A correct answer that arrives too late is still a product failure.
Why it matters
Agent latency compounds. A few model calls, retrieval passes, tool calls, and retries can turn a simple request into a long wait. Provider limits add more pressure. Production systems need concurrency control, progressive feedback, caching, fallback models, and hard deadlines.
Build this
- Timeouts and deadlines for model calls, tools, workflow steps, and whole tasks.
- Queues, concurrency caps, exponential backoff, and provider-specific rate limit handling.
- Streaming, progress events, partial results, and background completion for slow paths.
- Caches for stable retrieval, prompt prefixes, tool results, and deterministic computations.
Watch for
- Retry storms after a provider starts throttling.
- Parallel agents that multiply rate limit pressure without improving user-perceived speed.

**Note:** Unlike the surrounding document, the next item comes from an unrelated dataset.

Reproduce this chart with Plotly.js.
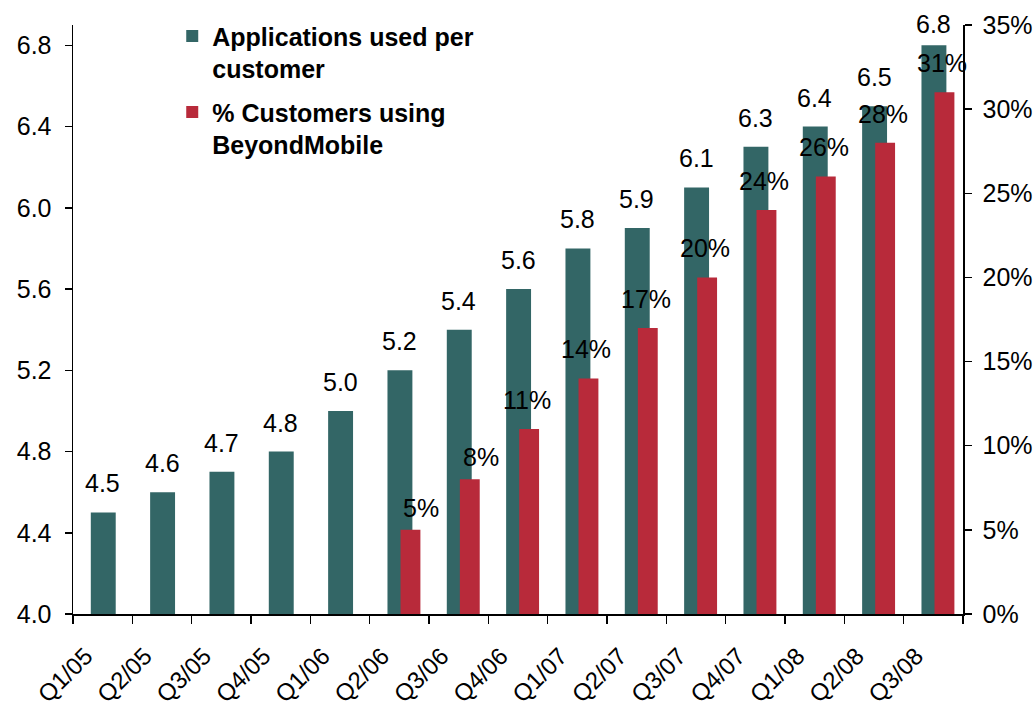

- Long context windows used as the default path for small tasks.
- A UI that looks frozen while a long-running task is still healthy.
Proof it works
- Load tests include provider throttling, slow tools, and retry behaviour.
- The product has a user-visible state for queued, running, waiting for review, failed, and complete.
- Metrics separate model latency, tool latency, queue time, and orchestration overhead.
Implementation checklist
Set a latency budget per task class before choosing models and tools.
Prefer fast routing for simple tasks and escalation for hard tasks.
Use backpressure and queue depth alerts instead of letting requests pile up invisibly.
Cache only when correctness, freshness, and invalidation are explicit.